Dabei war man eigentlich schon weiter, wie Schwydkoi, der 2000 bis 2004 russischer Kulturminister war, wissen müsste. Boris Jelzin hatte einst die Rückgabe der Bibliothek zugesagt. Auch ein russisches Gerichtsurteil von 1991 hatte den Eigentumsanspruch der Lubawitscher bestätigt. Das entsprach auch später erlassenen russischen Gesetzen zur Restituierung von Kirchenbesitz. Denn die jüdischen Bücher und Archivalien hatte der kommunistische Staat genauso wie die Kirchenschätze enteignet.

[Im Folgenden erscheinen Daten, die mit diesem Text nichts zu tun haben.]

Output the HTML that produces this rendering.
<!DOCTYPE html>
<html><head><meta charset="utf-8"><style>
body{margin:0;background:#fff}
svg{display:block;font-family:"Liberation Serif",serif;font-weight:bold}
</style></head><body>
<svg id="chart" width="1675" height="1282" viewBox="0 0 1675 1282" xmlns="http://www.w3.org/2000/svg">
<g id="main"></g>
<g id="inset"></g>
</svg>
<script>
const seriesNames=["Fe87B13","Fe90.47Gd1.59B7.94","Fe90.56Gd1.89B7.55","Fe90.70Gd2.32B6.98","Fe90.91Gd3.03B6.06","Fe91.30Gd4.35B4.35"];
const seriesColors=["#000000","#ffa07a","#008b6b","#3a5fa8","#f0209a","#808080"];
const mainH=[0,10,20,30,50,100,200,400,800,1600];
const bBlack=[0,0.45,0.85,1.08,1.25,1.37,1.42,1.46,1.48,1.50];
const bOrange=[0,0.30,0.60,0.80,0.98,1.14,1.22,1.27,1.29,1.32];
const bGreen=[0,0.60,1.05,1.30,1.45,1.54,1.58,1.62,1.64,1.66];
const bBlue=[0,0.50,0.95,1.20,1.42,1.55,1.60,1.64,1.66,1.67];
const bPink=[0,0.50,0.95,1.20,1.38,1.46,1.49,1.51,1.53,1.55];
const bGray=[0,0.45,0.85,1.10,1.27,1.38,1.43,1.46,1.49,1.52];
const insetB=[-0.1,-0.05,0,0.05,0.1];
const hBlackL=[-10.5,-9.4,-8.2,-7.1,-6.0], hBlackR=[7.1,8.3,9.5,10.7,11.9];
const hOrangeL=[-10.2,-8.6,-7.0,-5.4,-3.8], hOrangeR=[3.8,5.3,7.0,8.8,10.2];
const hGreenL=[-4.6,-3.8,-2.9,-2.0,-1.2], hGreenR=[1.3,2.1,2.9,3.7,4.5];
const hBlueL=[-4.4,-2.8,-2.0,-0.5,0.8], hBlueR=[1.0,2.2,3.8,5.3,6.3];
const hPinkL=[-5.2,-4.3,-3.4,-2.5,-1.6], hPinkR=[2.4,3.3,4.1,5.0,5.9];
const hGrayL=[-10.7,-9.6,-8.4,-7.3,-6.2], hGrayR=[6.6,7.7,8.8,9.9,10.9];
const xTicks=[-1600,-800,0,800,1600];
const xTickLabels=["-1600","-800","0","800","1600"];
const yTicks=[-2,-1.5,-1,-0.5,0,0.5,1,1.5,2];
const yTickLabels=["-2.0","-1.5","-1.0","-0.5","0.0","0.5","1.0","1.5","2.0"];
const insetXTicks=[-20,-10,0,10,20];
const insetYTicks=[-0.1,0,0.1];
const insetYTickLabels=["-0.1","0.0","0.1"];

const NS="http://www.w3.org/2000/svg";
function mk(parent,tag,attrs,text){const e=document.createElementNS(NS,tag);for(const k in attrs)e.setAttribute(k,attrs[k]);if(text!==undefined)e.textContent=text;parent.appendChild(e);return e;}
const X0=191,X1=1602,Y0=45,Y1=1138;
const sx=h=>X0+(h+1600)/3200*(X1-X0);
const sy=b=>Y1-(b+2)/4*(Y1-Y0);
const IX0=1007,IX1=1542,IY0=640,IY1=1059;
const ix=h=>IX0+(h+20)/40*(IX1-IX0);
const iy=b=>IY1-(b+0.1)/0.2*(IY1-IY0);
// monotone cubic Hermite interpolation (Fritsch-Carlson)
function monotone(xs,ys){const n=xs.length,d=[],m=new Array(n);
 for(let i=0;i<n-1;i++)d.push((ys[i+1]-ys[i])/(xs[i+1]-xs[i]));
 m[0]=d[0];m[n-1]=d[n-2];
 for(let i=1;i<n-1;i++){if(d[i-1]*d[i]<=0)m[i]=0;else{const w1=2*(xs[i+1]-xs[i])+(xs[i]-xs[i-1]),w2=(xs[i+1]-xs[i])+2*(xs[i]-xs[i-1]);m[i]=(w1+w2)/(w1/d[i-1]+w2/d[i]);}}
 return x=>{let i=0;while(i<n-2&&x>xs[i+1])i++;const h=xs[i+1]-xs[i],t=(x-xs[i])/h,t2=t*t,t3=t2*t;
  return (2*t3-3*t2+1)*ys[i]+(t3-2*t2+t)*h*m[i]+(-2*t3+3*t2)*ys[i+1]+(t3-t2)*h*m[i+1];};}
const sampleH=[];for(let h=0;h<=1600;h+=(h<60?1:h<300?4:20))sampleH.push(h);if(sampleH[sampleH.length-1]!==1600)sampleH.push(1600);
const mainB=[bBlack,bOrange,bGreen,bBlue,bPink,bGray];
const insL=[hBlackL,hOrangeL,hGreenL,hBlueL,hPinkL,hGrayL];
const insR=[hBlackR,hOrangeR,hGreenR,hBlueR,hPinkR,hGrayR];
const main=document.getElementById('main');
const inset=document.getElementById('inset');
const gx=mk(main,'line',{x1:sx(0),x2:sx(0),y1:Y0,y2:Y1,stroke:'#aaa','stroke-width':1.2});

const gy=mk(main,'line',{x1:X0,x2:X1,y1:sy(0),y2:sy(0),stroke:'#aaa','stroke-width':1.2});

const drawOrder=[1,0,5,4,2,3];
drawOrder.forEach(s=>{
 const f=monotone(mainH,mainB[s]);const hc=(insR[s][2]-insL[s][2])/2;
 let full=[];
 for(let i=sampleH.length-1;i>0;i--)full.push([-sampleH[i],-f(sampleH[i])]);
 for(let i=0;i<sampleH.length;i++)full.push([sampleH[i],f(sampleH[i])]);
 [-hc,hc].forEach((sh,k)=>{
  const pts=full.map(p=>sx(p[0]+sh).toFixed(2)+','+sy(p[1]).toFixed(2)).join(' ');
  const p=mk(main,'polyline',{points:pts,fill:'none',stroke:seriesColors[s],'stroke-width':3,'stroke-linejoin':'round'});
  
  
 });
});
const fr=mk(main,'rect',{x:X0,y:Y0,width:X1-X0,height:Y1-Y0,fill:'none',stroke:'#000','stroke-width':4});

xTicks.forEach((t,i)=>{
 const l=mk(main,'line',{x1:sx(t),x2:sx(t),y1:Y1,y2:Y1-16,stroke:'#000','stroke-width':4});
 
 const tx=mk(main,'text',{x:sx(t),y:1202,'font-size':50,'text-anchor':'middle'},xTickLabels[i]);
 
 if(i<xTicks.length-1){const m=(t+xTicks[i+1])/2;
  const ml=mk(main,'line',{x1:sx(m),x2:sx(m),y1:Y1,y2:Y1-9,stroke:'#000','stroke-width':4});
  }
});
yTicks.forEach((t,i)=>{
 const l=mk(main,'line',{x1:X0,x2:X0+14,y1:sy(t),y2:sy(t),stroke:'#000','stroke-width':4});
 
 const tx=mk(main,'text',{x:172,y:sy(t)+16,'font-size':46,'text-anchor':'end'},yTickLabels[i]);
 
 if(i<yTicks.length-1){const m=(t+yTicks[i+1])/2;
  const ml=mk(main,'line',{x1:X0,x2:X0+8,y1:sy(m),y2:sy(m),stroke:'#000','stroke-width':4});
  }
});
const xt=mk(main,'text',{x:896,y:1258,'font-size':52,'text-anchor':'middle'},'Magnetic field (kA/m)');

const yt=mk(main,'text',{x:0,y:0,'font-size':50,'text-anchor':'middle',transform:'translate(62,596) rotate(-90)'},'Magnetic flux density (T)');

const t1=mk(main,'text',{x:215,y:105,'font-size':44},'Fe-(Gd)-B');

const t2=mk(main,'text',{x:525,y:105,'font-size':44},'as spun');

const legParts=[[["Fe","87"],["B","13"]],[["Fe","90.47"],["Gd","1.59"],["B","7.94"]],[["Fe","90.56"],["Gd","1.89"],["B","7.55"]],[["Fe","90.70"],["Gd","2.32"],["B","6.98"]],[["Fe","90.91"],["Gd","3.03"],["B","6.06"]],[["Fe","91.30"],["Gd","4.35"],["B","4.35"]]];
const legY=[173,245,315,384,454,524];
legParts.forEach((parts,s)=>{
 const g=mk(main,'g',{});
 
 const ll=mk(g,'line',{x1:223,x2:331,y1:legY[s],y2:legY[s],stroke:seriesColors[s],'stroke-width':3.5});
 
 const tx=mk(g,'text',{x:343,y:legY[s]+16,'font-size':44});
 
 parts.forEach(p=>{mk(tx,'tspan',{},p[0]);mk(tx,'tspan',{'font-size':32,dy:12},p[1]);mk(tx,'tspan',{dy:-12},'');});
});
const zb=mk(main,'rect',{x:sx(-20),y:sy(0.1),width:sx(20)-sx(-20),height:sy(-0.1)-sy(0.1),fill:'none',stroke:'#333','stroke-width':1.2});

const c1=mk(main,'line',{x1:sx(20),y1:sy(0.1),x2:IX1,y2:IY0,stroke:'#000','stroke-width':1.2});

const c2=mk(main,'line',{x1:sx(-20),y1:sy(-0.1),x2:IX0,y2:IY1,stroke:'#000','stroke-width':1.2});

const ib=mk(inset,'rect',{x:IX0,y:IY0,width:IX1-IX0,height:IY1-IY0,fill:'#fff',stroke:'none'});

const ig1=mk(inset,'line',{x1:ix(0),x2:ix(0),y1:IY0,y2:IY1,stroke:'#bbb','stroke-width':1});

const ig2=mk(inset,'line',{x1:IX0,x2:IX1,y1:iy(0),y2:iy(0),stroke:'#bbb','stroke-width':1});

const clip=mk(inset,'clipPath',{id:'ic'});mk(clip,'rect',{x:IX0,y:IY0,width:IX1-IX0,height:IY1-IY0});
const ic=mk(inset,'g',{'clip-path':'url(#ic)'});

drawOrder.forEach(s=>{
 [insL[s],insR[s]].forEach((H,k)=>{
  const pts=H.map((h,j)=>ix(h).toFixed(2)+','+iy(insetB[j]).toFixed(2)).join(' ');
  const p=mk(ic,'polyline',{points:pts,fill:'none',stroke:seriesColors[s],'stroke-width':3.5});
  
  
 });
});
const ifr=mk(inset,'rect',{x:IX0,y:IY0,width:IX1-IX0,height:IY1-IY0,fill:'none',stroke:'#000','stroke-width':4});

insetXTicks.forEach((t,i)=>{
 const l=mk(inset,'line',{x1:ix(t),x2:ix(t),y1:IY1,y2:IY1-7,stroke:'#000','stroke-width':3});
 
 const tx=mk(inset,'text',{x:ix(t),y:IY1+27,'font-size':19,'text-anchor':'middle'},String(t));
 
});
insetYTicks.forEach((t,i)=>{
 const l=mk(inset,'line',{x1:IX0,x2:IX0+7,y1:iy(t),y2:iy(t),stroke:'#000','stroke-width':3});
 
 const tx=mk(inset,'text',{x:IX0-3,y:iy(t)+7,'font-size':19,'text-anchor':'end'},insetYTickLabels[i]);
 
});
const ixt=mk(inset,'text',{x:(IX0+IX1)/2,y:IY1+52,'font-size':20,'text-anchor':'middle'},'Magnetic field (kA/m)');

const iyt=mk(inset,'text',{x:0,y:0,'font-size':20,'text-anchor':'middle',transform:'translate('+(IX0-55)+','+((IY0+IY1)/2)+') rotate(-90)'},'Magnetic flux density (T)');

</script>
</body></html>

Ein Teil der Schneerson-Bibliothek war gleich nach der Oktoberrevolution konfisziert worden. Was der chassidischen Gemeinschaft danach noch aus ihrem jahrhundertealten Erbe verblieben war, wurde 1928 als »herrenloses Emigrantengut« kassiert, nachdem Josef Jizchak Schneerson, der sechste Rebbe der Chabad-Dynastie, zuvor als »Konterrevolutionär« verhaftet, zum Tode verurteilt und nur dank internationaler Proteste freigekommen, die Sowjetunion verlassen hatte.

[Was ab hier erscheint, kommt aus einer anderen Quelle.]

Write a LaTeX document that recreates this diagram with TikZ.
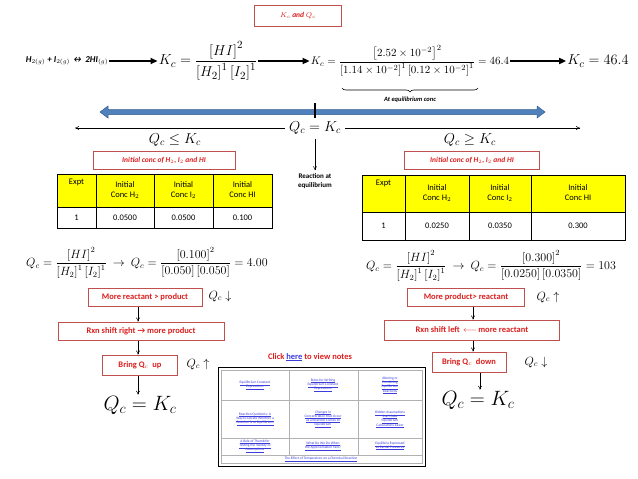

In Otwosk bei Warschau konnte er seine Arbeit nur wenige Jahre fortsetzen. 1940 gelang dem Rebben in letzter Minute die Flucht nach Amerika. Den Buch- und Dokumentenbestand seiner Warschauer Jeschiwa, darunter rund 25.000 Archivalien, musste er zurücklassen. Die bibliophilen Kostbarkeiten fielen erst den Nazis, später der Sowjetarmee in die Hände, die sie seitdem in ihrem Moskauer Archiv verwahrt.
argumentationen Zurückgeben will Russland das geraubte Eigentum nicht, mit der mehr als fragwürdigen Begründung, die Schneerson-Bibliothek sei russisches Eigentum, weil sie Russland nie verlassen habe. Dass die Brisanz dieses Falles lange vor dem Washingtoner Urteil in Moskau bekannt und bereits zuvor ein Thema russisch-amerikanischer Gespräche war, verraten geheime amerikanische Papiere, die durch Wikileaks bekannt wurden.

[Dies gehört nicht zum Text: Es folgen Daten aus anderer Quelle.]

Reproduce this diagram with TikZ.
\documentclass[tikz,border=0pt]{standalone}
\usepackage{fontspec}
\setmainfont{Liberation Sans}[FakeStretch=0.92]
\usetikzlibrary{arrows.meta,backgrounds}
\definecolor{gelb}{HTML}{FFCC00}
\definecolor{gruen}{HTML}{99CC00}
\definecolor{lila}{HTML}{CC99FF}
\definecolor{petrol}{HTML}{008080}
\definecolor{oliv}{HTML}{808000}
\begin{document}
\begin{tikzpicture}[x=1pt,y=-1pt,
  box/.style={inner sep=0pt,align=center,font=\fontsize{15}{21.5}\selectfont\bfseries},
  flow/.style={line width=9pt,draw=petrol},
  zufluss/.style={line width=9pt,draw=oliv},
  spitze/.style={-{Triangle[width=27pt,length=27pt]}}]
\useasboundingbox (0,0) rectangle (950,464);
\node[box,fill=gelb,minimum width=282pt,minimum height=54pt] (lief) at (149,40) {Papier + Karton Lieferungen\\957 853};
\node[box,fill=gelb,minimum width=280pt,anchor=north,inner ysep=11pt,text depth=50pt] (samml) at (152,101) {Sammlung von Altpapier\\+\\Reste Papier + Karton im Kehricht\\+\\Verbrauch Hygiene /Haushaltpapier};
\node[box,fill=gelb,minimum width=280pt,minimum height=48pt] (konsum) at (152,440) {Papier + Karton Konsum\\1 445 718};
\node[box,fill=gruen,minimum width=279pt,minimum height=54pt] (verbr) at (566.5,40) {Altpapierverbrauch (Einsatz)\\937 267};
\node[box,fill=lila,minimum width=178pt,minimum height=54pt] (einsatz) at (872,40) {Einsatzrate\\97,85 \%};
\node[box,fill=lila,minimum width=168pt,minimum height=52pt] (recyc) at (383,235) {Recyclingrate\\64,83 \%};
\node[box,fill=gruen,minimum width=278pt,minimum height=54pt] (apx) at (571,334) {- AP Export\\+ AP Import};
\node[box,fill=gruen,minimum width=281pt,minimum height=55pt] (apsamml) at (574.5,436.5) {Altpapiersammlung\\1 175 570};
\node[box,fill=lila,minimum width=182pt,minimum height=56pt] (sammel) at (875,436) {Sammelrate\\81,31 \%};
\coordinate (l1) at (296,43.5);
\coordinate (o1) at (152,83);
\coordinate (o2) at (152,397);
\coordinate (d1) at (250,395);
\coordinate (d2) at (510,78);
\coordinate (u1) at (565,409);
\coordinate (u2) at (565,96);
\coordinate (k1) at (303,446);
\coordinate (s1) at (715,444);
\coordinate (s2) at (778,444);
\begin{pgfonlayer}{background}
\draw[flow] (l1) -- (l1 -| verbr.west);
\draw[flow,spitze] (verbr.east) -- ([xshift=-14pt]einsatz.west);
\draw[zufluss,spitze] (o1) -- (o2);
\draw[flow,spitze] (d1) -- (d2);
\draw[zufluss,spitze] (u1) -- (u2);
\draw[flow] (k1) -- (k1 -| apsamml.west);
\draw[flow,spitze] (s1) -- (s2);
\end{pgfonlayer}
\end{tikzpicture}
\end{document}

Damals schlug Schwydkoi vor, die Kongressbibliothek in Washington solle mit einem Schreiben um rund hundert Bücher aus dem Schneerson-Konvolut als Leihgabe bitten. Nach mehreren Monaten könnten die Bücher dann gegen eine neue Auswahl ausgetauscht werden. Bedingung sei allerdings eine absolute Immunität, um die Bücher vor prozessualen Zugriffen der Schneerson-Erben, aber auch Polens zu schützen.
Das war natürlich unrealistisch, denn damit wäre das Eigentumsrecht der Lubawitscher zur Farce geworden. Inzwischen hat sich die Argumentation geändert. Jetzt wird die Bedeutung für die seit der Wende wieder erstarkte jüdische Gemeinschaft in Russland herausgestrichen. Ausländer könnten, wenn sie wollten, die Bücher ja in einem Leseraum des Zentrums für orientalische Literatur in der Staatsbibliothek einsehen.
kompromiss Weil die Schneerson-Bibliothek inzwischen zu einem zentralen Streitpunkt der russisch-amerikanischen Kulturbeziehungen geworden ist, merkte Schwydkoi dieser Tage mit Blick auf den amerikanischen Gefühlshaushalt an, er sei überzeugt, eine Lösung werde noch in diesem Jahr gefunden. Nach Moskau zurückgekehrt, schob er in einem Interview mit Interfax jedoch nach, Voraussetzung dafür sei, dass Chabad seine Klage zurückzöge und das Urteil annulliert würde.
In der Zarenzeit – und auch danach – hieß es: »Wo die russische Fahne weht, wird sie nicht wieder eingezogen.« Ganz in diesem Sinne erklärt nicht nur Schwydkoi, was einmal russischer Besitz sei, bleibe russischer Besitz. Allerdings lehrt die jüngste Geschichte, dass seit 1991 vielerorts die russische Fahne nicht mehr weht, wo sie einst aufgezogen worden war.